Figure 4: Perplexity versus model size (CPU), with KL-MP maintaining FP16-level accuracy across wide compression; illustrates sensitivity-induced performance cliffs.

Figure 5: Inference latency versus model size (CPU), KL-MP achieving lowest latency for Mamba-1.4B, showing compute reduction due to precision-guided allocation.

Figure 6: Throughput versus model size (CPU), KL-MP matching/exceeding homogeneous INT4 throughput while preserving high accuracy.

On GPU, the bottleneck shifts: KL-MP configurations dramatically improve throughput and latency (up to $14.5\times$ and $17.6\times$ respectively), but memory reductions plateau due to platform constraints (FP16 compression, embedding dominance). Perplexity remains at baseline up to critical sensitivity cliff, confirming the effectiveness of KL-based layer selection.

Figure 7: GPU profiling of Mamba2-130M, showing that KL-guided quantization delivers large throughput gains without perplexity cost up to the precision cliff.

Implications and Forward Outlook

This work offers a rigorous quantization sensitivity metric—KL divergence—that addresses the limitations of legacy proxies in hybrid sequence models. The forward-only approach is highly scalable, avoiding retraining and adaptation cycles, and is amenable to proprietary and privacy-sensitive deployment contexts. The empirical results substantiate mixed-precision allocation as a clear improvement for edge deployment of advanced LLMs, with substantial reductions in size, compute, and latency, while preserving accuracy.

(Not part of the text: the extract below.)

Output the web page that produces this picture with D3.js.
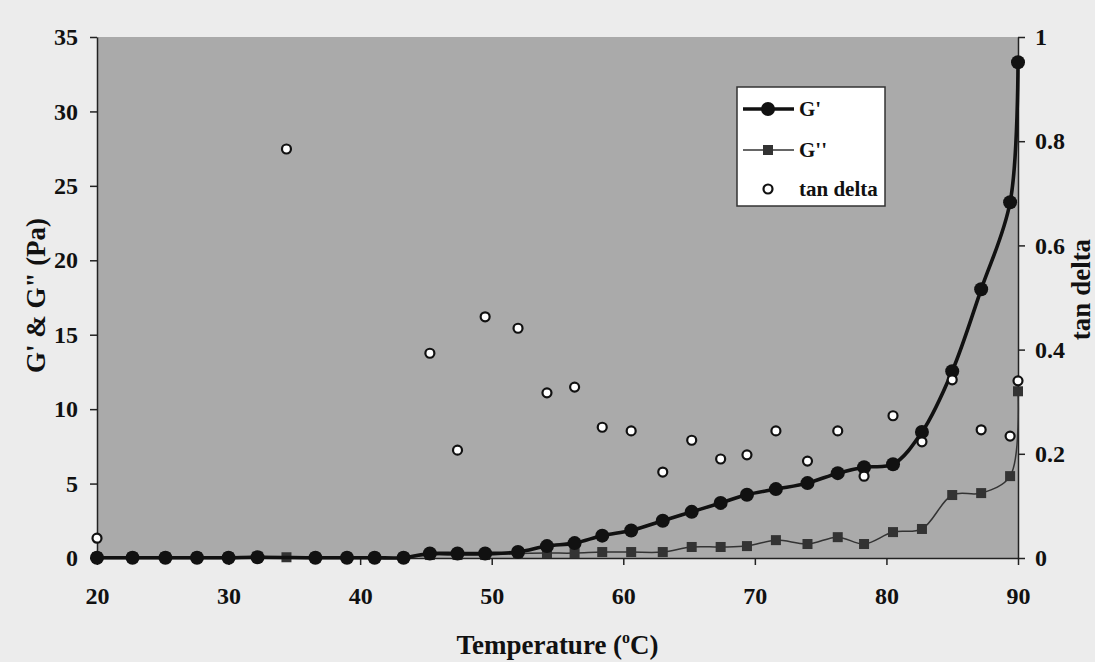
<!DOCTYPE html>
<html>
<head>
<meta charset="utf-8">
<script src="https://cdn.jsdelivr.net/npm/d3@7/dist/d3.min.js"></script>
<style>
  body { margin: 0; background: #ebebeb; }
  svg { font-family: "Liberation Serif", "Times New Roman", serif; font-weight: bold; }
</style>
</head>
<body>
<div id="chart"></div>
<script>
// Data
const temps    = [20, 22.7, 25.2, 27.6, 30.0, 32.2, 34.4, 36.6, 39.0, 41.1, 43.3, 45.3, 47.4, 49.5, 52.0, 54.2, 56.3, 58.4, 60.6, 63.0, 65.2, 67.4, 69.4, 71.6, 74.0, 76.3, 78.3, 80.5, 82.7, 85.0, 87.2, 89.4, 90.0];
const gPrime   = [0.02, 0.02, 0.02, 0.02, 0.02, 0.05, null, 0.02, 0.02, 0.02, 0.02, 0.3, 0.3, 0.3, 0.4, 0.8, 1.0, 1.5, 1.85, 2.5, 3.1, 3.7, 4.25, 4.63, 5.03, 5.7, 6.1, 6.3, 8.46, 12.55, 18.05, 23.9, 33.3];
const gDouble  = [0.05, 0.05, 0.05, 0.05, 0.05, 0.1, 0.05, 0.03, 0.03, 0.03, 0.03, 0.2, 0.2, 0.2, 0.3, 0.33, 0.33, 0.4, 0.4, 0.4, 0.74, 0.74, 0.8, 1.2, 0.94, 1.4, 0.94, 1.74, 1.95, 4.23, 4.36, 5.5, 11.2];
const tanDelta = [0.038, null, null, null, null, null, 0.785, null, null, null, null, 0.393, 0.207, 0.463, 0.441, 0.317, 0.328, 0.251, 0.244, 0.165, 0.226, 0.190, 0.198, 0.244, 0.186, 0.244, 0.157, 0.273, 0.223, 0.342, 0.246, 0.234, 0.340];

const xTicks = [20, 30, 40, 50, 60, 70, 80, 90];
const leftTicks = [0, 5, 10, 15, 20, 25, 30, 35];
const rightTicks = [0, 0.2, 0.4, 0.6, 0.8, 1];
const legendLabels = ["G'", "G''", "tan delta"];

const width = 1095, height = 662;
const margin = { top: 37, right: 77, bottom: 104, left: 97 };
const w = width - margin.left - margin.right;
const h = height - margin.top - margin.bottom;

const svg = d3.select("#chart")
    .append("svg")
    .attr("width", width)
    .attr("height", height);

svg.append("rect")
    .attr("width", width)
    .attr("height", height)
    .attr("fill", "#ececec");

const g = svg.append("g")
    .attr("transform", `translate(${margin.left},${margin.top})`);

const x = d3.scaleLinear().domain([20, 90]).range([0, w]);
const yL = d3.scaleLinear().domain([0, 35]).range([h, 0]);
const yR = d3.scaleLinear().domain([0, 1]).range([h, 0]);

// plot area
g.append("rect")
    .attr("width", w)
    .attr("height", h)
    .attr("fill", "#aaaaaa");

// axes
const styleAxis = sel => {
    sel.select(".domain").attr("stroke", "#222").attr("stroke-width", 1.5);
    sel.selectAll(".tick line").attr("stroke", "#222").attr("stroke-width", 1.5);
    sel.selectAll(".tick text").attr("fill", "#111").style("font-size", "24px").style("font-weight", "bold")
        .style("font-family", "'Liberation Serif', serif");
};

g.append("g")
    .attr("transform", `translate(0,${h})`)
    .call(d3.axisBottom(x).tickValues(xTicks).tickSize(7).tickSizeOuter(0).tickPadding(22))
    .call(styleAxis);

g.append("g")
    .call(d3.axisLeft(yL).tickValues(leftTicks).tickSize(7).tickSizeOuter(0).tickPadding(12))
    .call(styleAxis);

g.append("g")
    .attr("transform", `translate(${w},0)`)
    .call(d3.axisRight(yR).tickValues(rightTicks).tickFormat(d3.format("")).tickSize(7).tickSizeOuter(0).tickPadding(10))
    .call(styleAxis);

// axis titles
g.append("text")
    .attr("transform", `translate(${-52},${h / 2 - 2}) rotate(-90)`)
    .attr("text-anchor", "middle")
    .style("font-size", "27px")
    .attr("fill", "#111")
    .text("G' & G\" (Pa)");

g.append("text")
    .attr("transform", `translate(${w + 72},${h / 2 - 8}) rotate(-90)`)
    .attr("text-anchor", "middle")
    .style("font-size", "27px")
    .attr("fill", "#111")
    .text("tan delta");

const xt = g.append("text")
    .attr("x", w / 2)
    .attr("y", h + 96)
    .attr("text-anchor", "middle")
    .style("font-size", "27px")
    .attr("fill", "#111");
xt.append("tspan").text("Temperature (");
xt.append("tspan").attr("dy", -11).style("font-size", "16px").text("o");
xt.append("tspan").attr("dy", 11).text("C)");

// series
const gpData = temps.map((t, i) => ({ t, v: gPrime[i] })).filter(d => d.v !== null);
const gdData = temps.map((t, i) => ({ t, v: gDouble[i] }));
const tdData = temps.map((t, i) => ({ t, v: tanDelta[i] })).filter(d => d.v !== null);

const lineL = d3.line()
    .x(d => x(d.t))
    .y(d => yL(d.v))
    .curve(d3.curveCatmullRom.alpha(0.5));

g.append("path")
    .datum(gdData)
    .attr("d", lineL)
    .attr("fill", "none")
    .attr("stroke", "#333")
    .attr("stroke-width", 1.5);

g.selectAll(".sq")
    .data(gdData)
    .enter()
    .append("rect")
    .attr("class", "sq")
    .attr("x", d => x(d.t) - 5)
    .attr("y", d => yL(d.v) - 5)
    .attr("width", 10)
    .attr("height", 10)
    .attr("fill", "#333");

g.append("path")
    .datum(gpData)
    .attr("d", lineL)
    .attr("fill", "none")
    .attr("stroke", "#111")
    .attr("stroke-width", 3.6);

g.selectAll(".dot")
    .data(gpData)
    .enter()
    .append("circle")
    .attr("class", "dot")
    .attr("cx", d => x(d.t))
    .attr("cy", d => yL(d.v))
    .attr("r", 7)
    .attr("fill", "#111");

g.selectAll(".td")
    .data(tdData)
    .enter()
    .append("circle")
    .attr("class", "td")
    .attr("cx", d => x(d.t))
    .attr("cy", d => yR(d.v))
    .attr("r", 4.5)
    .attr("fill", "#fff")
    .attr("stroke", "#111")
    .attr("stroke-width", 2.2);

// legend
const lg = svg.append("g").attr("transform", "translate(737,87)");
lg.append("rect")
    .attr("width", 148)
    .attr("height", 119)
    .attr("fill", "#fff")
    .attr("stroke", "#333")
    .attr("stroke-width", 1.5);

const rows = [22, 63, 102];
const items = lg.selectAll(".item")
    .data(legendLabels)
    .enter()
    .append("g")
    .attr("transform", (d, i) => `translate(0,${rows[i]})`);

items.filter((d, i) => i < 2)
    .append("line")
    .attr("x1", 6).attr("x2", 57)
    .attr("stroke", (d, i) => i === 0 ? "#111" : "#333")
    .attr("stroke-width", (d, i) => i === 0 ? 3.6 : 1.5);

items.filter((d, i) => i === 0)
    .append("circle").attr("cx", 31).attr("r", 7).attr("fill", "#111");
items.filter((d, i) => i === 1)
    .append("rect").attr("x", 26).attr("y", -5).attr("width", 10).attr("height", 10).attr("fill", "#333");
items.filter((d, i) => i === 2)
    .append("circle").attr("cx", 31).attr("r", 4.5).attr("fill", "#fff").attr("stroke", "#111").attr("stroke-width", 2.2);

items.append("text")
    .attr("x", 62)
    .attr("y", 7)
    .style("font-size", "21px")
    .attr("fill", "#111")
    .text(d => d);
</script>
</body>
</html>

The theoretical framework suggests future research into dynamic sensitivity-guided quantization, possibly adaptive at runtime, and extension to more complex hybrid architectures (e.g., multi-modal, emergent memory designs). Integration with hardware profiling pipelines and refined bit allocation could further optimize the Pareto frontier for on-device intelligence.

Conclusion

The paper rigorously demonstrates that KL-divergence-driven sensitivity analysis outperforms prior mixed-precision quantization strategies for SSM-Transformer hybrids, both theoretically and empirically. The methodology advances post-training quantization by leveraging forward signals and probability-space metrics, enabling efficient deployment on real-world edge hardware. The findings imply substantial practical improvements for sequence modeling on resource-constrained platforms, and set a foundation for future advances in quantization-aware model design and deployment (2604.13440).